▸ Short problem: Leaving out every picture, retype the lines below from the top through the one that contains "const yTicks = [0, 10, 20, 30, 40, 50, 60, 70];".

▸ Data lines:

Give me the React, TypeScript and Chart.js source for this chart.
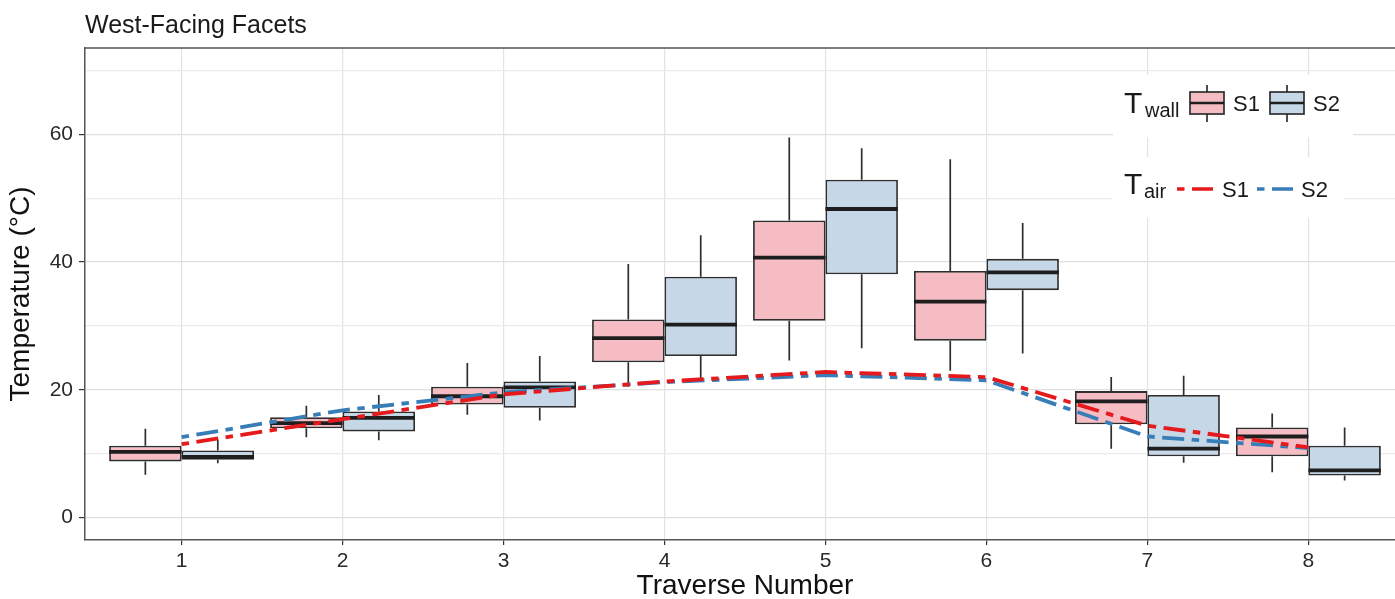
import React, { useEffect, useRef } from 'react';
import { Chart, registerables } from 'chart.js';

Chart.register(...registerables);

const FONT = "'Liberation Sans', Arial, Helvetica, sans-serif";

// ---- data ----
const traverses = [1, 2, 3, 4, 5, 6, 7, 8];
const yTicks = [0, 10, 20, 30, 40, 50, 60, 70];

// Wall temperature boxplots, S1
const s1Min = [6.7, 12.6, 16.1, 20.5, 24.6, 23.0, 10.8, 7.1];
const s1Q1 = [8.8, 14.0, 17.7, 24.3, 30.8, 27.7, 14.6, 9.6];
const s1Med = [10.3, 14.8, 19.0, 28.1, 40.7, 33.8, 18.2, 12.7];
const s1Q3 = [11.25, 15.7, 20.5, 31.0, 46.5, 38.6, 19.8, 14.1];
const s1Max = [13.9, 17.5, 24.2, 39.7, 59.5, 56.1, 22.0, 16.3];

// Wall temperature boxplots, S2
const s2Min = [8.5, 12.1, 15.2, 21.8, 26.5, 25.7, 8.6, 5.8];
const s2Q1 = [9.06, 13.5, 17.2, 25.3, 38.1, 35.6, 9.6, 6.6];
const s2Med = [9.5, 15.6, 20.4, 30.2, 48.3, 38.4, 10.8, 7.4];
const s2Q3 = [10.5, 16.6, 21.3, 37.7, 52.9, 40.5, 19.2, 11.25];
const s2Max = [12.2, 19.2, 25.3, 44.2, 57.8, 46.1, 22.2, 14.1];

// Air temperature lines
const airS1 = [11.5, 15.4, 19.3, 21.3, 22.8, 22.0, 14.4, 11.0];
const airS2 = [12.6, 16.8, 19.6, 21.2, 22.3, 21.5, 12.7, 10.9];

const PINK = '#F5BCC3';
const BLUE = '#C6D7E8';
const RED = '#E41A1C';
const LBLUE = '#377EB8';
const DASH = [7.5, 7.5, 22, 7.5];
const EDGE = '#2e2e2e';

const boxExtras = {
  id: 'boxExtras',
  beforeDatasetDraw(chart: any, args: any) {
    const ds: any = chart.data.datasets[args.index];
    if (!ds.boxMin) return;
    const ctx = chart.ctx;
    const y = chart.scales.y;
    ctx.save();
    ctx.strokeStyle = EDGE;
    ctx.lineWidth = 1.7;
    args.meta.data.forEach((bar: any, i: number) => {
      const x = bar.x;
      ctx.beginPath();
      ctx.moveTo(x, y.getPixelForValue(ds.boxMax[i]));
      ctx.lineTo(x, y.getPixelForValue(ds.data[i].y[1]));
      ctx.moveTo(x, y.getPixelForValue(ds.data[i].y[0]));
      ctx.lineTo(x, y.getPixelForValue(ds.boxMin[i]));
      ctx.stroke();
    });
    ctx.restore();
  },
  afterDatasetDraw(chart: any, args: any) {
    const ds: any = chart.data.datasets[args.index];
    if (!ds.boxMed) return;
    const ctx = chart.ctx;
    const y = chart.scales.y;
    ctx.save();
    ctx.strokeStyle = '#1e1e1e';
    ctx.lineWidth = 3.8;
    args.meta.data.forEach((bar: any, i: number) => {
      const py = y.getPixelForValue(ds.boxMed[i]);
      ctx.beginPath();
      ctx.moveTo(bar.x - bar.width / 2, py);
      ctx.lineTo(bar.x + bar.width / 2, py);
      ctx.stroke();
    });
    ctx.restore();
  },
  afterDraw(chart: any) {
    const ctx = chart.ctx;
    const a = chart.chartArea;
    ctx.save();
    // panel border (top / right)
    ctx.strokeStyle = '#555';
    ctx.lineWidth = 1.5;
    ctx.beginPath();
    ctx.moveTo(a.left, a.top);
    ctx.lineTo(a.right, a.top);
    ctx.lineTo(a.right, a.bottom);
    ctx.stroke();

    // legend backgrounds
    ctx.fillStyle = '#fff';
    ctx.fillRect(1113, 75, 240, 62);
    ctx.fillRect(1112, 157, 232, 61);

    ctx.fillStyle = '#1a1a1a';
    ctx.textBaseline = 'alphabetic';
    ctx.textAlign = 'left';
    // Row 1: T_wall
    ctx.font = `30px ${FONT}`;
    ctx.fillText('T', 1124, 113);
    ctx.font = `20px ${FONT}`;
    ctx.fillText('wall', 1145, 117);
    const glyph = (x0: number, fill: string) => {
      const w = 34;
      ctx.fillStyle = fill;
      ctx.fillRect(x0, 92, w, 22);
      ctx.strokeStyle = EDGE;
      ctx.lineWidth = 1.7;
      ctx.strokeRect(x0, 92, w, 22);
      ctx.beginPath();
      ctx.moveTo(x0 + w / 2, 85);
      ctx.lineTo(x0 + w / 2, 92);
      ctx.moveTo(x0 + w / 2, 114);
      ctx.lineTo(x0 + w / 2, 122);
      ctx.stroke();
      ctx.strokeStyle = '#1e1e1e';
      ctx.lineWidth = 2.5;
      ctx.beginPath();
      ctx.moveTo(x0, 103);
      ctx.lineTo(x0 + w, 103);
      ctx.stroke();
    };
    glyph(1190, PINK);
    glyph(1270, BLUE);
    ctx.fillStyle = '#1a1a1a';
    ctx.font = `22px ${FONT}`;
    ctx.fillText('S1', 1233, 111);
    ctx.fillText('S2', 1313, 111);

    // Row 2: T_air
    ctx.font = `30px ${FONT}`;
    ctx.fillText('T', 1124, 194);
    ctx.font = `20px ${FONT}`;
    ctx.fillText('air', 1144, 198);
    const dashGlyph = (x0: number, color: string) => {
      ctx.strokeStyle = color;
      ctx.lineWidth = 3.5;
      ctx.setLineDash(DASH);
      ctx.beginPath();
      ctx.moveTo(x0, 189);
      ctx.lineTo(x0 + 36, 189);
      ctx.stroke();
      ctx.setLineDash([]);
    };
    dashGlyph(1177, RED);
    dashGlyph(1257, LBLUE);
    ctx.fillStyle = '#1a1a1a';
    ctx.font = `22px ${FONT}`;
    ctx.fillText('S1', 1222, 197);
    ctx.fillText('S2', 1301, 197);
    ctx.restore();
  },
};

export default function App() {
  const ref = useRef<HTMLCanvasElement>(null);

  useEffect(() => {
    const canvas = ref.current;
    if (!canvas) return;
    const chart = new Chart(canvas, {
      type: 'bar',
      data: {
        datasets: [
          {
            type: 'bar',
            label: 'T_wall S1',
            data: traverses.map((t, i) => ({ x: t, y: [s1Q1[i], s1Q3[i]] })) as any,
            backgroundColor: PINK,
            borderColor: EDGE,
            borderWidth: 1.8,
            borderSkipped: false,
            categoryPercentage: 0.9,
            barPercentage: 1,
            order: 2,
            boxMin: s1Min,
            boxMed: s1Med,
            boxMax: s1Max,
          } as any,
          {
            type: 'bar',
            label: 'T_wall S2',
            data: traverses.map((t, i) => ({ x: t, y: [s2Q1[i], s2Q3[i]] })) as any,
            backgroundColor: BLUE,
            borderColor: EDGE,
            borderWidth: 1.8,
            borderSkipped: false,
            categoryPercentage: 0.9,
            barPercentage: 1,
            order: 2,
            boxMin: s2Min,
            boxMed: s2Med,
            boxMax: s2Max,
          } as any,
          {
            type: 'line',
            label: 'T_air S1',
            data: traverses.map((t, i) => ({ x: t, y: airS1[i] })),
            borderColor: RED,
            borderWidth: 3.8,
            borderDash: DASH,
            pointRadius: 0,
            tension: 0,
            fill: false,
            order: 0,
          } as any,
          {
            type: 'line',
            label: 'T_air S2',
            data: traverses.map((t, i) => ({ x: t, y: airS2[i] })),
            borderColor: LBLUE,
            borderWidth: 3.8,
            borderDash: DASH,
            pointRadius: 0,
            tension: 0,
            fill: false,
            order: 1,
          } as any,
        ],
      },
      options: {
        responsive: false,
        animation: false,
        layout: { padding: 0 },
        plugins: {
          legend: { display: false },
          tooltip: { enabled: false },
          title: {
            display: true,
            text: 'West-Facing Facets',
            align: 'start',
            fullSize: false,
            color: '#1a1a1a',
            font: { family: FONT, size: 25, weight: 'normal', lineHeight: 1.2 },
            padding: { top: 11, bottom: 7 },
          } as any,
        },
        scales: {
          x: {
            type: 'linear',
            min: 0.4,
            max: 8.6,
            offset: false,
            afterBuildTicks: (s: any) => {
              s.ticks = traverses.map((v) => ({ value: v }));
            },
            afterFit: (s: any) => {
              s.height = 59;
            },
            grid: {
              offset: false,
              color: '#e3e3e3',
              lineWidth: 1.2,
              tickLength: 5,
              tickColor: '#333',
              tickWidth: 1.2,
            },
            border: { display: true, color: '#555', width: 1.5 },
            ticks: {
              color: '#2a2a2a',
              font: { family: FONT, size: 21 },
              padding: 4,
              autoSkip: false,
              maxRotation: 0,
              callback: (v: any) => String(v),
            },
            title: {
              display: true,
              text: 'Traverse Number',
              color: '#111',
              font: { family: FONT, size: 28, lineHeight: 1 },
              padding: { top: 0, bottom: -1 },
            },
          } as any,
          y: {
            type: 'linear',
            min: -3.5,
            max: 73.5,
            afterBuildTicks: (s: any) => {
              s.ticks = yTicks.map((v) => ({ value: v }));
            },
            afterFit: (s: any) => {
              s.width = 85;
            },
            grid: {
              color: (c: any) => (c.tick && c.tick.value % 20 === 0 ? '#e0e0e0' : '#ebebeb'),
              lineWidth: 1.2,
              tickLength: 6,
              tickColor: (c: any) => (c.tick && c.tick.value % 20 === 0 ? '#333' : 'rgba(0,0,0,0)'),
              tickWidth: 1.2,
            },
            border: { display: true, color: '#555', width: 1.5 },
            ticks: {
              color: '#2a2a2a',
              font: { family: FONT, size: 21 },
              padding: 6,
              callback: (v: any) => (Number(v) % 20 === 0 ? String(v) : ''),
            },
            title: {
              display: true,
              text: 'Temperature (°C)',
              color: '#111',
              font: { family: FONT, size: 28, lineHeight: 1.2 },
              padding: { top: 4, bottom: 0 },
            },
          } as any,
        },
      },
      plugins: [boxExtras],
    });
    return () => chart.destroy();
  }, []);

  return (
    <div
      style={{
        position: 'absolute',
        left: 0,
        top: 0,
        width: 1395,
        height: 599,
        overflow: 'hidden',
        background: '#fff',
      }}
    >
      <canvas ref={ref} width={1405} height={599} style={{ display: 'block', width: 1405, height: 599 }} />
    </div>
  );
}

▸ Response:
Give me the React, TypeScript and Chart.js source for this chart.
import React, { useEffect, useRef } from 'react';
import { Chart, registerables } from 'chart.js';

Chart.register(...registerables);

const FONT = "'Liberation Sans', Arial, Helvetica, sans-serif";

// ---- data ----
const traverses = [1, 2, 3, 4, 5, 6, 7, 8];
const yTicks = [0, 10, 20, 30, 40, 50, 60, 70];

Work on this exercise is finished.